Applebaum's point is that the trend in the European elections is that the social-democratic parties tended to do less well than the conservative parties. And I'll give her credit for stating clearly that turnout in EU elections are typically smaller than in national elections.
When you get a little bit below the clouds in which she begins the piece, she seems mainly to have been impressed by the results in Britain, when the Labour Party of Prime Minister Gordon Brown did unusually poorly. And she generalizes:
In France, Germany, Italy and Poland -- four of Europe's six largest countries -- center-right governments got unexpectedly enthusiastic endorsements.
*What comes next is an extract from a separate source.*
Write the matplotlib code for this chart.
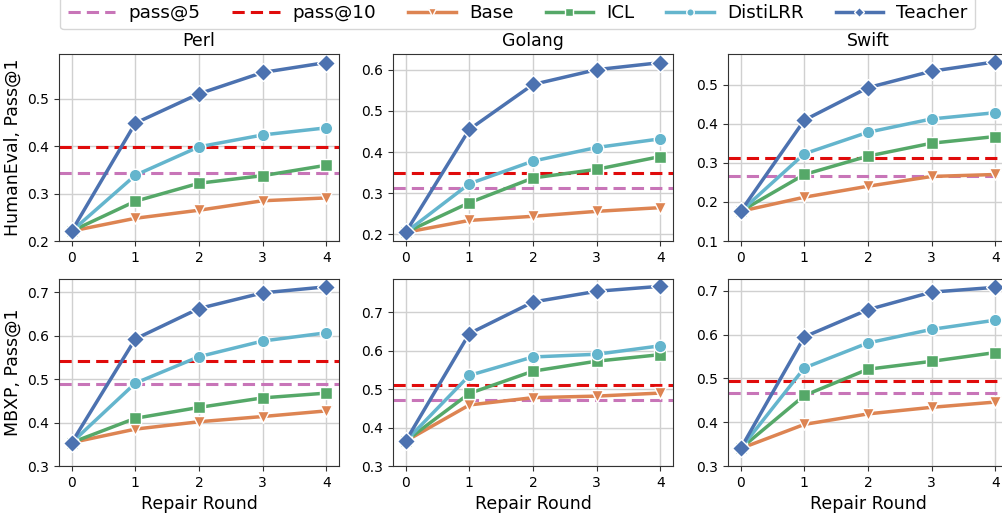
import numpy as np
import matplotlib
matplotlib.use("Agg")
import matplotlib.pyplot as plt

rounds = [0, 1, 2, 3, 4]
languages = ["Perl", "Golang", "Swift"]
benchmarks = ["HumanEval", "MBXP"]

# HumanEval, Pass@1
he_base = {
    "Perl":   [0.221, 0.248, 0.265, 0.285, 0.291],
    "Golang": [0.205, 0.234, 0.244, 0.256, 0.265],
    "Swift":  [0.176, 0.212, 0.240, 0.265, 0.270],
}
he_icl = {
    "Perl":   [0.221, 0.284, 0.322, 0.338, 0.360],
    "Golang": [0.205, 0.277, 0.337, 0.358, 0.389],
    "Swift":  [0.176, 0.270, 0.317, 0.350, 0.367],
}
he_distilrr = {
    "Perl":   [0.221, 0.339, 0.399, 0.424, 0.439],
    "Golang": [0.205, 0.323, 0.378, 0.411, 0.432],
    "Swift":  [0.176, 0.323, 0.378, 0.412, 0.428],
}
he_teacher = {
    "Perl":   [0.221, 0.449, 0.511, 0.556, 0.577],
    "Golang": [0.205, 0.455, 0.564, 0.600, 0.617],
    "Swift":  [0.176, 0.409, 0.492, 0.534, 0.558],
}
he_pass5 = {"Perl": 0.344, "Golang": 0.313, "Swift": 0.265}
he_pass10 = {"Perl": 0.398, "Golang": 0.350, "Swift": 0.311}

# MBXP, Pass@1
mb_base = {
    "Perl":   [0.354, 0.385, 0.402, 0.414, 0.427],
    "Golang": [0.365, 0.459, 0.478, 0.482, 0.490],
    "Swift":  [0.340, 0.395, 0.419, 0.434, 0.446],
}
mb_icl = {
    "Perl":   [0.354, 0.410, 0.435, 0.457, 0.468],
    "Golang": [0.365, 0.489, 0.547, 0.573, 0.590],
    "Swift":  [0.340, 0.461, 0.521, 0.539, 0.559],
}
mb_distilrr = {
    "Perl":   [0.354, 0.491, 0.552, 0.588, 0.607],
    "Golang": [0.365, 0.536, 0.584, 0.591, 0.613],
    "Swift":  [0.340, 0.524, 0.581, 0.612, 0.633],
}
mb_teacher = {
    "Perl":   [0.354, 0.593, 0.663, 0.699, 0.713],
    "Golang": [0.365, 0.645, 0.727, 0.755, 0.768],
    "Swift":  [0.340, 0.595, 0.657, 0.697, 0.708],
}
mb_pass5 = {"Perl": 0.488, "Golang": 0.471, "Swift": 0.467}
mb_pass10 = {"Perl": 0.541, "Golang": 0.510, "Swift": 0.494}

data = {
    "HumanEval": (he_base, he_icl, he_distilrr, he_teacher, he_pass5, he_pass10),
    "MBXP": (mb_base, mb_icl, mb_distilrr, mb_teacher, mb_pass5, mb_pass10),
}

ylims = {
    ("HumanEval", "Perl"): (0.2, 0.595),
    ("HumanEval", "Golang"): (0.184, 0.638),
    ("HumanEval", "Swift"): (0.1, 0.578),
    ("MBXP", "Perl"): (0.3, 0.731),
    ("MBXP", "Golang"): (0.3, 0.787),
    ("MBXP", "Swift"): (0.3, 0.727),
}

series_style = [
    ("Base", "#dd8452", "v"),
    ("ICL", "#55a868", "s"),
    ("DistiLRR", "#64b5cd", "o"),
    ("Teacher", "#4c72b0", "D"),
]
c_pass5 = "#c875b8"
c_pass10 = "#e00b0b"

fig = plt.figure(figsize=(10.02, 5.17), dpi=100)
W, H = 1002, 517
lefts = [59, 393, 728]
width = 280
tops = [54, 279]
height = 187

handles = None
for r, bench in enumerate(benchmarks):
    base, icl, dist, teach, p5, p10 = data[bench]
    for c, lang in enumerate(languages):
        ax = fig.add_axes([lefts[c] / W, 1 - (tops[r] + height) / H, width / W, height / H])
        ax.grid(True, color="#d0d0d0", linewidth=1.0)
        ax.set_axisbelow(True)
        h5 = ax.axhline(p5[lang], color=c_pass5, linestyle="--", linewidth=2.2, dashes=(4, 2), label="pass@5")
        h10 = ax.axhline(p10[lang], color=c_pass10, linestyle="--", linewidth=2.2, dashes=(4, 2), label="pass@10")
        hs = []
        for vals, (name, col, mk) in zip([base, icl, dist, teach], series_style):
            h, = ax.plot(rounds, vals[lang], color=col, marker=mk, markersize=9,
                         markeredgecolor="white", markeredgewidth=1.0, linewidth=2.5, label=name)
            hs.append(h)
        handles = [h5, h10] + hs
        ax.set_xlim(-0.2, 4.2)
        ax.set_ylim(*ylims[(bench, lang)])
        ax.set_xticks(rounds)
        ax.tick_params(labelsize=10, length=3.5, color="#333333")
        for s in ax.spines.values():
            s.set_color("#333333")
        if r == 0:
            ax.set_title(lang, fontsize=12.5, pad=6)
        else:
            ax.set_xlabel("Repair Round", fontsize=12.5)
        if c == 0:
            ax.set_ylabel(f"{bench}, Pass@1", fontsize=12.5)

fig.legend(handles=handles, labels=[h.get_label() for h in handles], ncol=6,
           loc="upper center", bbox_to_anchor=(0.5165, 1.024), fontsize=13.2,
           markerscale=0.6, handlelength=2.6, handletextpad=0.7, columnspacing=1.75,
           frameon=True)

plt.savefig("out.png", dpi=100)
In the two other large countries, Britain and Spain, left-wing ruling parties got hammered, as did socialists in Hungary, Austria and elsewhere.
And by the time she slogs through vague alibi comments saying that maybe the EU elections don't tell us that much about political trends in the US, in her final paragraph, she draws conclusions for US politics anyway. And, guess what? They reflect the Big Pundits secular religion of High Broderism, in which Centrism is the be-all and end-all of political virtue:
But if nothing else, the success of the European center-right during the current crisis proves that there is something to their political formula. They are fiscally conservative. They are, if not socially liberal, then at least socially centrist. They haven't been swayed by the fashion for big spending. They are trying to keep some semblance of budget sanity. And, at least at the moment, they win elections.
Let me just say that this conveys extremely little about what conservative parties in the EU are about. As in Germany, Austria and Spain, the "conservatives" are Christian Democrats. They love big corporations, but don't embrace what American conservatives would call "free market" economics. In Europe, it's the small parties that call themselves liberal who embrace that approach, which should be a clue that it pays to be cautious about superficial comparisons between parties in Europe and America. Conservative parties in the EU aren't out to abolish their national health programs. In fact, at least for conservative parties in the EU Continental countries with which I'm most familiar, campaigning to adopt the current American system of health-care finance would be about as clear a prescription for political suicide as I could imagine.
I haven't spent the last two days pouring over EU election results. But I did pay some attention.I posted late Sunday about what was being reported then about the results in Austria and Germany. I would also read the results in both countries as relatively good news for the Christian Democratic (conservative) parties and relatively bad news for the Social Democrats. But there are other angles to those elections, as well. In Austria, the combined vote for the Social Democrats, the Greens and a protest-vote list with vague grumping-about-the-government reformist demands was around 52%. In terms of EU parliamentary seats, the combined Social Democratic/Green number was equal to the Christian Democratic party's. Is that a conservative result?
In Germany, the Christian Democratic Party won 38%. The combined vote for the Social Democrats, the Greens and the "postcommunist" Left Party was around 40%. Is that a conservative result?
In Spain, the ruling-majority Social Democrats got 39%, the Christian Democrats 42%. As in Austria, the number of EU parliamentary seats one by the Social Democrats and Greens together equaled those of the Christian Democrats.
There's little doubt that the elections left the Christian Democratic Parties, called the People's Party of Europe in the EU Parliament, in a much strengthened position. The Social Democratic parties took a hit, which as Andreu Missé point out in El fracaso socialista abre una nueva etapa en la construcción europeaEl País 09.06.2009, the social-democratic vote Europe-wide is particularly sensitive to turnout, which was significantly lower than in the prior EU election of 2004.